- WHAT NEEDS TO BE DONE: Pictures excluded, return the lines below from the first through the line holding "PAD_R, PAD_B = 1767".

Records with drawing code:
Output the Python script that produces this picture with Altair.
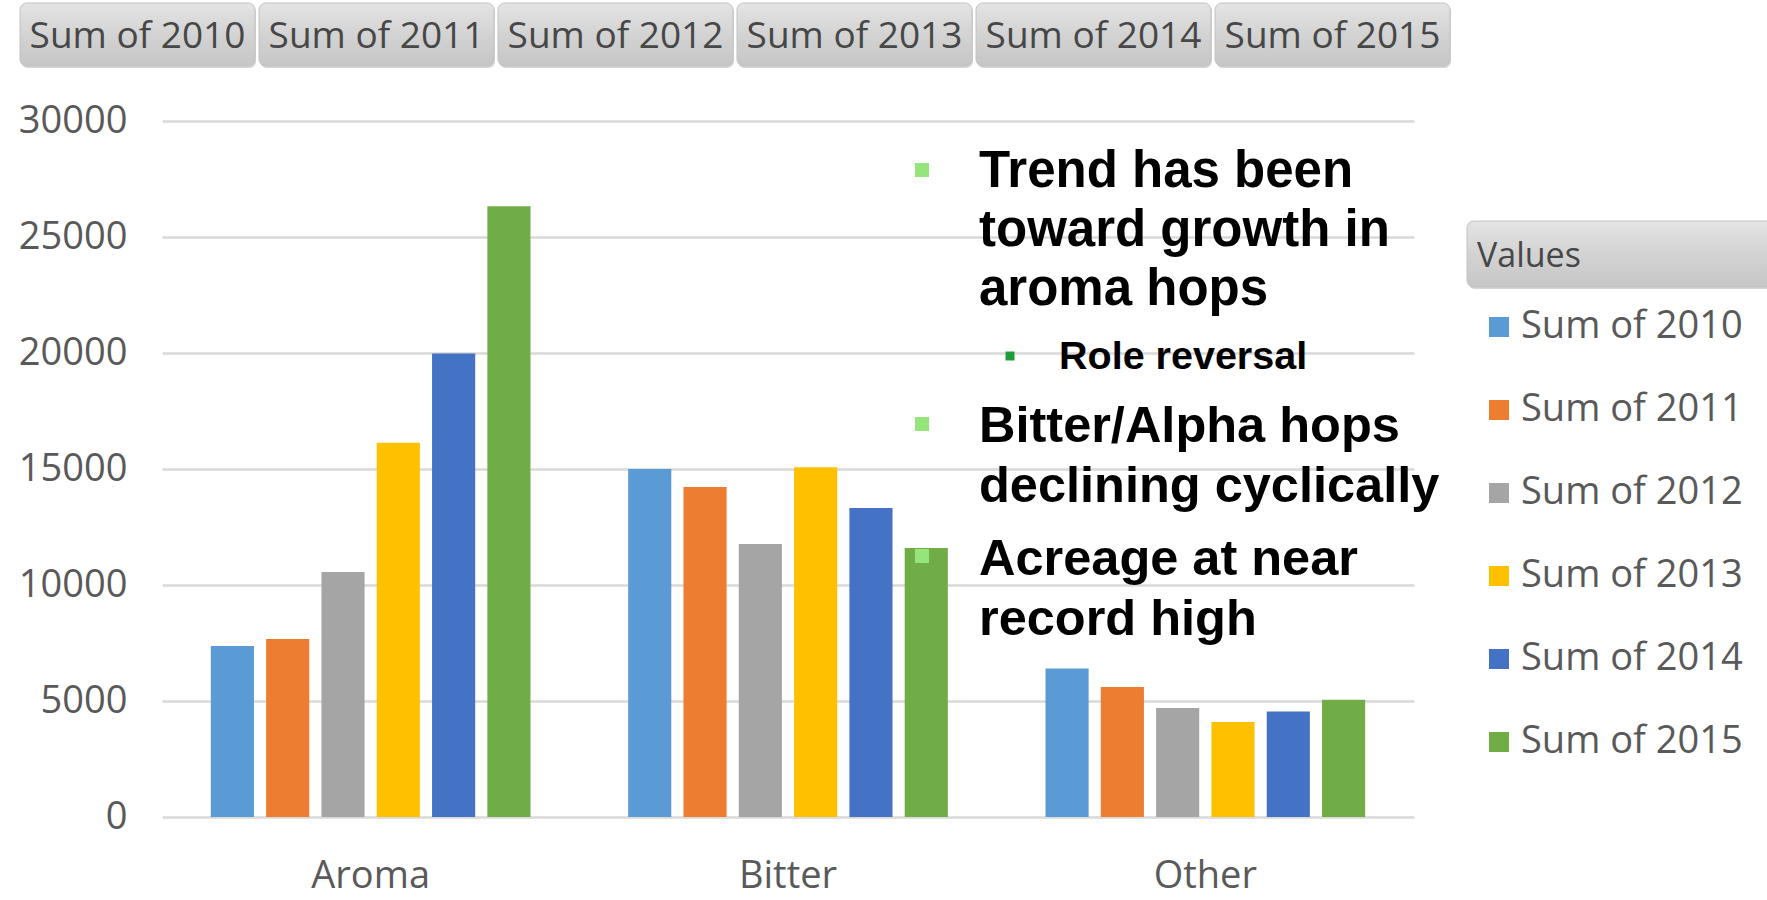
import altair as alt
import pandas as pd

# ---- data -------------------------------------------------------------
categories = ["Aroma", "Bitter", "Other"]
series = ["Sum of 2010", "Sum of 2011", "Sum of 2012",
          "Sum of 2013", "Sum of 2014", "Sum of 2015"]
aroma = [7370, 7670, 10560, 16130, 19980, 26330]
bitter = [15000, 14220, 11770, 15080, 13320, 11590]
other = [6400, 5600, 4700, 4100, 4550, 5050]
colors = ["#5B9BD5", "#ED7D31", "#A5A5A5", "#FFC000", "#4472C4", "#70AD47"]

notes_trend = ["Trend has been", "toward growth in", "aroma hops"]
note_sub = "Role reversal"
notes_bitter = ["Bitter/Alpha hops", "declining cyclically"]
notes_acreage = ["Acreage at near", "record high"]
legend_header = "Values"

rows = []
for cat, vals in zip(categories, [aroma, bitter, other]):
    for s, v in zip(series, vals):
        rows.append({"category": cat, "series": s, "acres": v})
df = pd.DataFrame(rows)

# ---- layout (pixels) --------------------------------------------------
W, H = 1252, 696
PAD_L, PAD_T = 162, 121
PAD_R, PAD_B = 1767 - PAD_L - W, 900 - PAD_T - H

AXIS_FONT = "Open Sans"
NOTE_FONT = "Liberation Sans"
GREY_TEXT = "#595959"

button_fill = alt.LinearGradient(
    gradient="linear",
    stops=[alt.GradientStop(color="#e4e4e4", offset=0),
           alt.GradientStop(color="#d3d3d3", offset=0.5),
           alt.GradientStop(color="#c6c6c6", offset=1)],
    x1=0, x2=0, y1=0, y2=1,
)


def px(x):
    return x - PAD_L


def py(y):
    return y - PAD_T


def button(label, x0, x1, y0, y1, text_x, text_y, size, align="center"):
    src = alt.Chart(pd.DataFrame({"label": [label]}))
    shadow = src.mark_rect(cornerRadius=7, color="#b9b9b9", opacity=0.6).encode(
        x=alt.value(px(x0) + 1), x2=alt.value(px(x1) + 1),
        y=alt.value(py(y0) + 2), y2=alt.value(py(y1) + 2),
    )
    face = src.mark_rect(cornerRadius=7, color=button_fill,
                         stroke="#c2c2c2", strokeWidth=1).encode(
        x=alt.value(px(x0)), x2=alt.value(px(x1)),
        y=alt.value(py(y0)), y2=alt.value(py(y1)),
    )
    text = src.mark_text(font=AXIS_FONT, fontSize=size, color="#474747",
                         align=align, baseline="middle").encode(
        x=alt.value(px(text_x)), y=alt.value(py(text_y)), text="label:N",
    )
    return [shadow, face, text]


def note_line(label, x, baseline_y, size):
    return alt.Chart(pd.DataFrame({"t": [label]})).mark_text(
        font=NOTE_FONT, fontSize=size, fontWeight="bold", color="#000000",
        align="left", baseline="alphabetic",
    ).encode(x=alt.value(px(x)), y=alt.value(py(baseline_y)), text="t:N")


def bullet(x, y, side, color):
    return alt.Chart(pd.DataFrame({"b": [0]})).mark_square(
        size=side * side, color=color, opacity=1,
    ).encode(x=alt.value(px(x)), y=alt.value(py(y)))


# ---- grouped bars -----------------------------------------------------
bars = alt.Chart(df).mark_bar().encode(
    x=alt.X("category:N", sort=categories,
            scale=alt.Scale(paddingInner=0.234, paddingOuter=0.117),
            axis=alt.Axis(title=None, labelAngle=0, labelFontSize=38,
                          labelColor=GREY_TEXT, labelFont=AXIS_FONT,
                          domain=False, ticks=False, labelPadding=40)),
    xOffset=alt.XOffset("series:N", sort=series,
                        scale=alt.Scale(paddingInner=0.22, paddingOuter=0)),
    y=alt.Y("acres:Q", scale=alt.Scale(domain=[0, 30000], nice=False),
            axis=alt.Axis(title=None, values=list(range(0, 30001, 5000)),
                          format="d", grid=True, gridColor="#d9d9d9",
                          gridWidth=2.5, domain=False, ticks=False,
                          labelFontSize=38, labelFont=AXIS_FONT,
                          labelColor=GREY_TEXT, labelPadding=35)),
    color=alt.Color("series:N", sort=series,
                    scale=alt.Scale(domain=series, range=colors),
                    legend=alt.Legend(title=None, orient="none",
                                      legendX=px(1480), legendY=py(308),
                                      symbolType="square", symbolSize=400,
                                      symbolStrokeWidth=0,
                                      labelFont=AXIS_FONT, labelFontSize=38,
                                      labelColor=GREY_TEXT, labelOffset=3,
                                      labelLimit=400, rowPadding=45)),
)

layers = [bars]

# field buttons along the top
BTN_X0, BTN_W, BTN_GAP = 20, 235, 4
for i, s in enumerate(series):
    x0 = BTN_X0 + i * (BTN_W + BTN_GAP)
    layers += button(s, x0, x0 + BTN_W, 3, 66, x0 + BTN_W / 2, 37, 37)

# legend header button
layers += button(legend_header, 1467, 1775, 221, 287, 1477, 257, 34,
                 align="left")

# annotation text
LIGHT_GREEN = "#96e47c"
layers.append(bullet(922, 170, 14, LIGHT_GREEN))
for line, base in zip(notes_trend, [187, 246, 305]):
    layers.append(note_line(line, 979, base, 51))
layers.append(bullet(1010, 356, 9, "#1f9d3a"))
layers.append(note_line(note_sub, 1059, 369, 39.5))
layers.append(bullet(922, 424, 14, LIGHT_GREEN))
for line, base in zip(notes_bitter, [442, 502]):
    layers.append(note_line(line, 979, base, 50.5))
layers.append(bullet(922, 556, 14, LIGHT_GREEN))
for line, base in zip(notes_acreage, [575, 635]):
    layers.append(note_line(line, 979, base, 50.5))

chart = alt.layer(*layers).properties(
    width=W, height=H,
    autosize=alt.AutoSizeParams(type="none"),
    padding={"left": PAD_L, "top": PAD_T, "right": PAD_R, "bottom": PAD_B},
    background="white",
).configure_view(stroke=None)

chart.save("out.html", embed_options={"renderer": "svg", "actions": False})
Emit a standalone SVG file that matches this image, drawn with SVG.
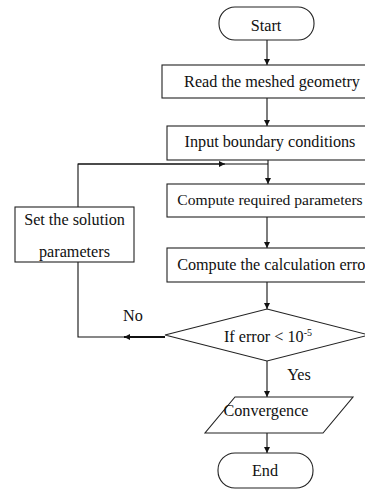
<svg xmlns="http://www.w3.org/2000/svg" width="365" height="491" viewBox="0 0 365 491">
<style>
.s{fill:#fff;stroke:#222;stroke-width:1.1}
.t{font-family:"Liberation Serif","Times New Roman",serif;font-size:16.2px;fill:#111;text-anchor:middle}
.c{fill:none;stroke:#111;stroke-width:1.1}
</style>
<defs>
<marker id="ah" viewBox="0 0 10 10" refX="10" refY="5" markerWidth="6" markerHeight="6" markerUnits="userSpaceOnUse" orient="auto">
<path d="M0,0 L10,5 L0,10 z" fill="#111"/>
</marker>
</defs>
<rect width="365" height="491" fill="#fff"/>
<g id="connectors">
<line class="c" x1="267" y1="40" x2="267" y2="65" marker-end="url(#ah)"/>
<line class="c" x1="267" y1="98" x2="267" y2="126" marker-end="url(#ah)"/>
<line class="c" x1="268" y1="160" x2="268" y2="184" marker-end="url(#ah)"/>
<line class="c" x1="267" y1="217" x2="267" y2="248" marker-end="url(#ah)"/>
<line class="c" x1="267" y1="282" x2="267" y2="309" marker-end="url(#ah)"/>
<line class="c" x1="267" y1="361" x2="267" y2="397" marker-end="url(#ah)"/>
<line class="c" x1="267" y1="433" x2="267" y2="453" marker-end="url(#ah)"/>
<polyline class="c" points="78,207 78,164 268,164"/>
<line class="c" x1="78" y1="164" x2="225" y2="164" marker-end="url(#ah)"/>
<polyline class="c" points="78,262 78,337 127,337"/>
<line x1="165" y1="337" x2="124" y2="337" stroke="#111" stroke-width="2" marker-end="url(#ah)"/>
<text class="t" x="133" y="321">No</text>
<text class="t" x="299" y="380">Yes</text>
</g>
<g id="start">
<rect class="s" x="219" y="7" width="95" height="33" rx="16" ry="16"/>
<text class="t" x="266" y="31">Start</text>
</g>
<g id="read">
<rect class="s" x="162" y="65" width="215" height="33"/>
<text class="t" x="272" y="87">Read the meshed geometry</text>
</g>
<g id="input">
<rect class="s" x="167" y="126" width="210" height="34"/>
<text class="t" x="270" y="147">Input boundary conditions</text>
</g>
<g id="compute-params">
<rect class="s" x="167" y="184" width="210" height="33"/>
<text class="t" x="270" y="205" style="font-size:15.6px">Compute required parameters</text>
</g>
<g id="compute-error">
<rect class="s" x="167" y="248" width="210" height="34"/>
<text class="t" x="274" y="270">Compute the calculation error</text>
</g>
<g id="decision">
<polygon class="s" points="267,309 369,335 267,361 165,335"/>
<text class="t" x="268" y="342">If error &lt; 10<tspan font-size="10" dy="-6">-5</tspan></text>
</g>
<g id="set-params">
<rect class="s" x="15" y="207" width="119" height="55"/>
<text class="t" x="74.5" y="225">Set the solution</text>
<text class="t" x="74.5" y="257">parameters</text>
</g>
<g id="convergence">
<polygon class="s" points="235,397 353,397 323,433 205,433"/>
<text class="t" x="266" y="416">Convergence</text>
</g>
<g id="end">
<rect class="s" x="218" y="453" width="95" height="35" rx="17" ry="17"/>
<text class="t" x="265" y="476">End</text>
</g>
</svg>
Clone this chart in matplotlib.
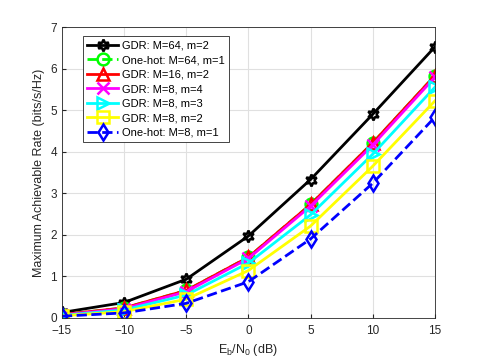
import numpy as np
import matplotlib
matplotlib.use('Agg')
import matplotlib.pyplot as plt

plt.rcParams['font.family'] = ['Liberation Sans', 'DejaVu Sans']

ebn0 = [-15, -10, -5, 0, 5, 10, 15]
gdr_64_2 = [0.13, 0.37, 0.93, 1.97, 3.33, 4.90, 6.52]
onehot_64_1 = [0.08, 0.24, 0.66, 1.46, 2.73, 4.21, 5.83]
gdr_16_2 = [0.08, 0.24, 0.66, 1.46, 2.73, 4.21, 5.83]
gdr_8_4 = [0.07, 0.22, 0.63, 1.43, 2.69, 4.16, 5.79]
gdr_8_3 = [0.06, 0.19, 0.55, 1.32, 2.48, 3.94, 5.55]
gdr_8_2 = [0.05, 0.15, 0.45, 1.14, 2.21, 3.65, 5.22]
onehot_8_1 = [0.04, 0.12, 0.35, 0.87, 1.90, 3.24, 4.83]

labels = ['GDR: M=64, m=2', 'One-hot: M=64, m=1', 'GDR: M=16, m=2',
          'GDR: M=8, m=4', 'GDR: M=8, m=3', 'GDR: M=8, m=2', 'One-hot: M=8, m=1']

fig = plt.figure(figsize=(4.8, 3.6), dpi=100)
ax = fig.add_axes([0.129, 0.117, 0.777, 0.808])

series = [gdr_64_2, onehot_64_1, gdr_16_2, gdr_8_4, gdr_8_3, gdr_8_2, onehot_8_1]
colors = ['k', (0, 1, 0), 'r', (1, 0, 1), (0, 1, 1), (1, 1, 0), 'b']
markers = [(6, 1, 0), 'o', '^', 'x', '>', 's', 'd']
styles = ['-', '--', '-', '-', '-', '-', '--']

for y, c, mk, ls, lab in zip(series, colors, markers, styles, labels):
    ax.plot(ebn0, y, color=c, linestyle=ls, marker=mk, markersize=8.5,
            markerfacecolor='none', markeredgewidth=1.8, linewidth=2, label=lab)

ax.set_xlim(-15, 15)
ax.set_ylim(0, 7)
ax.set_xticks([-15, -10, -5, 0, 5, 10, 15])
ax.set_yticks(range(0, 8))
ax.grid(True, color='#e0e0e0', linewidth=0.8)
ax.tick_params(direction='in', labelsize=8.5, length=3, color='#262626', labelcolor='#262626')
ax.tick_params(axis='x', pad=5)
for s in ax.spines.values():
    s.set_color('#262626')
    s.set_linewidth(0.6)
ax.set_xlabel('E$_\\mathregular{b}$/N$_\\mathregular{0}$ (dB)', fontsize=9, color='#262626')
ax.set_ylabel('Maximum Achievable Rate (bits/s/Hz)', fontsize=9, color='#262626')

leg = ax.legend(loc='upper left', bbox_to_anchor=(0.05, 0.975), fontsize=8,
                frameon=True, fancybox=False, edgecolor='#262626', framealpha=1,
                handlelength=2.8, borderpad=0.4, labelspacing=0.4, handletextpad=0.3,
                borderaxespad=0.2)
leg.get_frame().set_linewidth(0.6)

fig.savefig('out.png', dpi=100)
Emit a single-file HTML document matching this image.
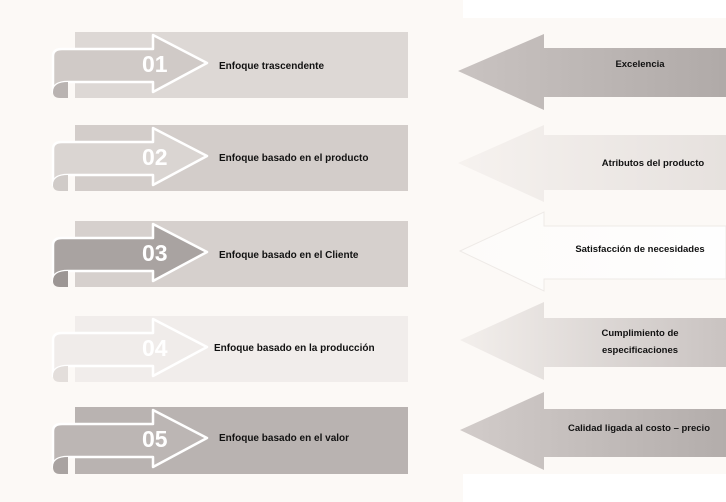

- RESULT OF THIS EXERCISE:
Output the Python script that produces this picture with Altair.
import altair as alt
import pandas as pd

# ---- data -------------------------------------------------------------
categories = ["Aroma", "Bitter", "Other"]
series = ["Sum of 2010", "Sum of 2011", "Sum of 2012",
          "Sum of 2013", "Sum of 2014", "Sum of 2015"]
aroma = [7370, 7670, 10560, 16130, 19980, 26330]
bitter = [15000, 14220, 11770, 15080, 13320, 11590]
other = [6400, 5600, 4700, 4100, 4550, 5050]
colors = ["#5B9BD5", "#ED7D31", "#A5A5A5", "#FFC000", "#4472C4", "#70AD47"]

notes_trend = ["Trend has been", "toward growth in", "aroma hops"]
note_sub = "Role reversal"
notes_bitter = ["Bitter/Alpha hops", "declining cyclically"]
notes_acreage = ["Acreage at near", "record high"]
legend_header = "Values"

rows = []
for cat, vals in zip(categories, [aroma, bitter, other]):
    for s, v in zip(series, vals):
        rows.append({"category": cat, "series": s, "acres": v})
df = pd.DataFrame(rows)

# ---- layout (pixels) --------------------------------------------------
W, H = 1252, 696
PAD_L, PAD_T = 162, 121
PAD_R, PAD_B = 1767 - PAD_L - W, 900 - PAD_T - H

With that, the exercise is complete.